Il carnevale della zucca
Spostandoci nel Golfo Paradiso, Recco accoglieva i turisti e i personaggi in maschera con la sfilata del Carrossezzu, i carri allegorici, mentre a Camogli la festa si svolgeva sulla passeggiata. A Moneglia o come viene descritta dai borghi vicini “il paese della zucca” si svolge appunto l’originale “Carnevale della zucca”. L’idea scaturisce da aneddoti popolari riguardanti una disputa sorta in tempi ormai lontani tra due contadini ai quali, proprio sul confine tra i loro due poderi, era germogliata una pianta di zucca. La cucurbitacea incurante del gergo che la definisce "pianta che cammina" andò a fermarsi lì proprio sul confine diventando quindi l’"oggetto del contendere". Su quanto durò e come andò a finire la contesa, la fantasia popolare si sbizzarrì dando vita a varie versioni. Non c’ era quindi località del Tigullio che si esentasse dall’organizzare feste mascherate fossero al coperto come (tanto per fare alcuni nomi) al Covo di Santa, alla Capannuccia di Chiavari, al Circolo Virgola a Sestri o al mitico Dancing Giardino Universale di Lavagna o all’aperto sperando nella bontà del tempo.

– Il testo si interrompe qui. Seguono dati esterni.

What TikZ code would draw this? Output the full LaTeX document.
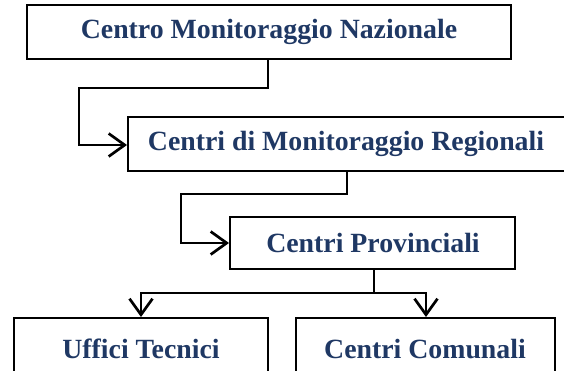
\documentclass[tikz,border=0pt]{standalone}
\usepackage{fontspec}
\setmainfont{Liberation Serif}
\usetikzlibrary{arrows.meta}
\definecolor{txtblue}{HTML}{1F3864}
\begin{document}
\begin{tikzpicture}[x=1pt,y=-1pt,
  box/.style={draw=black,line width=2.2pt,fill=white},
  lbl/.style={text=txtblue,font=\fontsize{27.8}{30}\selectfont\bfseries,inner sep=0pt},
  conn/.style={draw=black,line width=2.7pt,line join=miter},
  arr/.style={conn,-{Straight Barb[length=16pt,width=23pt]}}]
\useasboundingbox (0,0) rectangle (564,370);
\clip (0,0) rectangle (564,370);
% boxes
\draw[box] (27,5) rectangle (511,59);
\node[lbl] (n1) at (269,32) {Centro Monitoraggio Nazionale};
\draw[box] (128,117) rectangle (570,171);
\node[lbl] (n2) at (346,144) {Centri di Monitoraggio Regionali};
\draw[box] (230,217) rectangle (515,269);
\node[lbl] (n3) at (373,243) {Centri Provinciali};
\draw[box] (14,318) rectangle (268,390);
\node[lbl] (n4) at (141,349) {Uffici Tecnici};
\draw[box] (296,318) rectangle (555,390);
\node[lbl] (n5) at (425,349) {Centri Comunali};
% connectors
\coordinate (c1) at (268,59);
\coordinate (e2) at (127,145);
\draw[arr] (c1) -- (268,88) -- (79,88) -- (79,145) -- (e2);
\coordinate (c2) at (347,171);
\coordinate (e3) at (229,243);
\draw[arr] (c2) -- (347,194) -- (181,194) -- (181,243) -- (e3);
\coordinate (c3) at (374,269);
\coordinate (e4) at (141,317);
\coordinate (e5) at (426,317);
\draw[conn] (c3) -- (374,293);
\draw[arr] (374,293) -- (141,293) -- (e4);
\draw[arr] (374,293) -- (426,293) -- (e5);
\end{tikzpicture}
\end{document}
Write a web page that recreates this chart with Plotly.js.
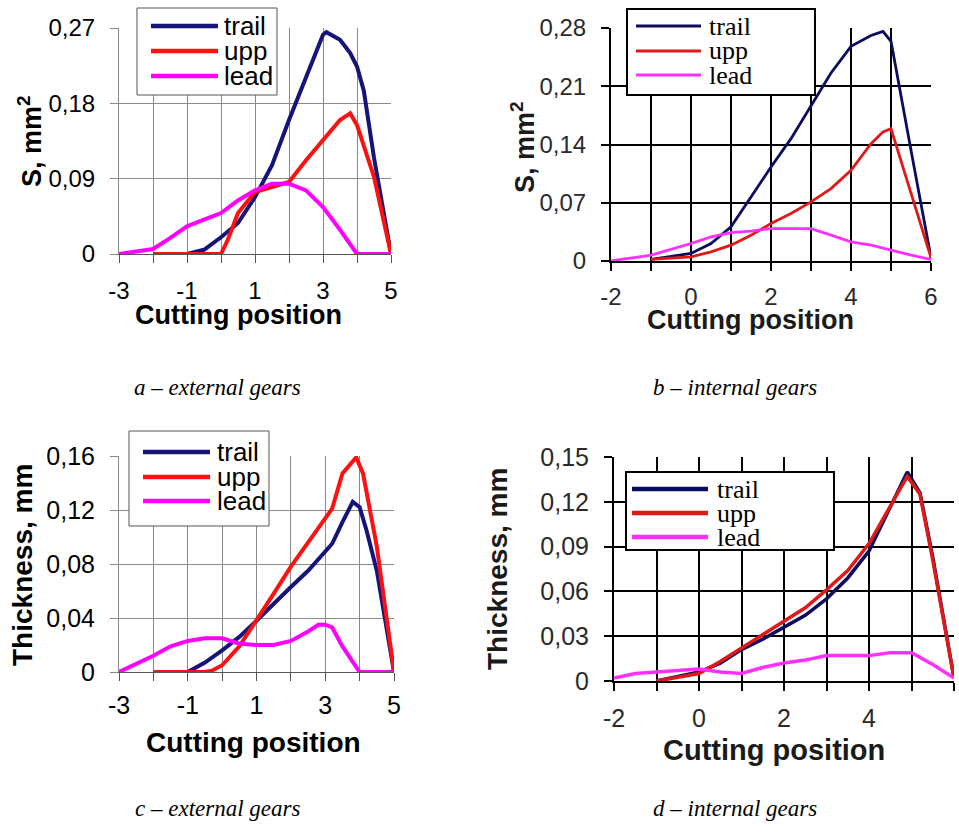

Si lanciava cenere sui "foresti"!
La stessa voglia di mascherarsi la troviamo nel nostro entroterra, a Ferrada di Moconesi ci si ritrovava al dancing Settebello negli anni ’70 ma in tutte le località piccole e grandi si svolgevano da sempre feste mascherate. Mia madre raccontava che per chi passasse dal Monte S. Giacomo scendendo per Cogorno ci si poteva imbattere in ragazzi che per festeggiare “i foresti” si divertivano a lanciare cenere ai malcapitati. Questi magari si rifacevano facendo mangiare i coriandoli agli avversari quando si incontravano alle feste successive. Altri tempi!
Le maschere per raccontare l'Italia
Carnevale fu però anche un momento culturale: la scuola svolse, soprattutto dagli anni ’60 in poi, oltre al suo ruolo educativo anche una funzione formativa verso le altre realtà regionali. E proprio ciò fece conoscere ai bambini le maschere delle altre zone d’ Italia. Ecco comparire quindi bambine vestite da Colombina e bimbi abbigliati da Arlecchino o Pulcinella. Ma anche figure meno conosciute come il dottor Balanzone, Brighella o la Cecca donna lombarda. Anche le recite scolastiche diedero supporto alla conoscenza delle altre maschere. A me toccò recitare la brevissima poesia per descrivere quella del Piemonte. A distanza di quasi 50 anni la ricordo bene: «son Gianduja Torinese son con tutti assai cortese» anche qui… davvero altri tempi! Cos’altro aggiungere quindi se non dire «che la festa del Re Carnevale cominci!»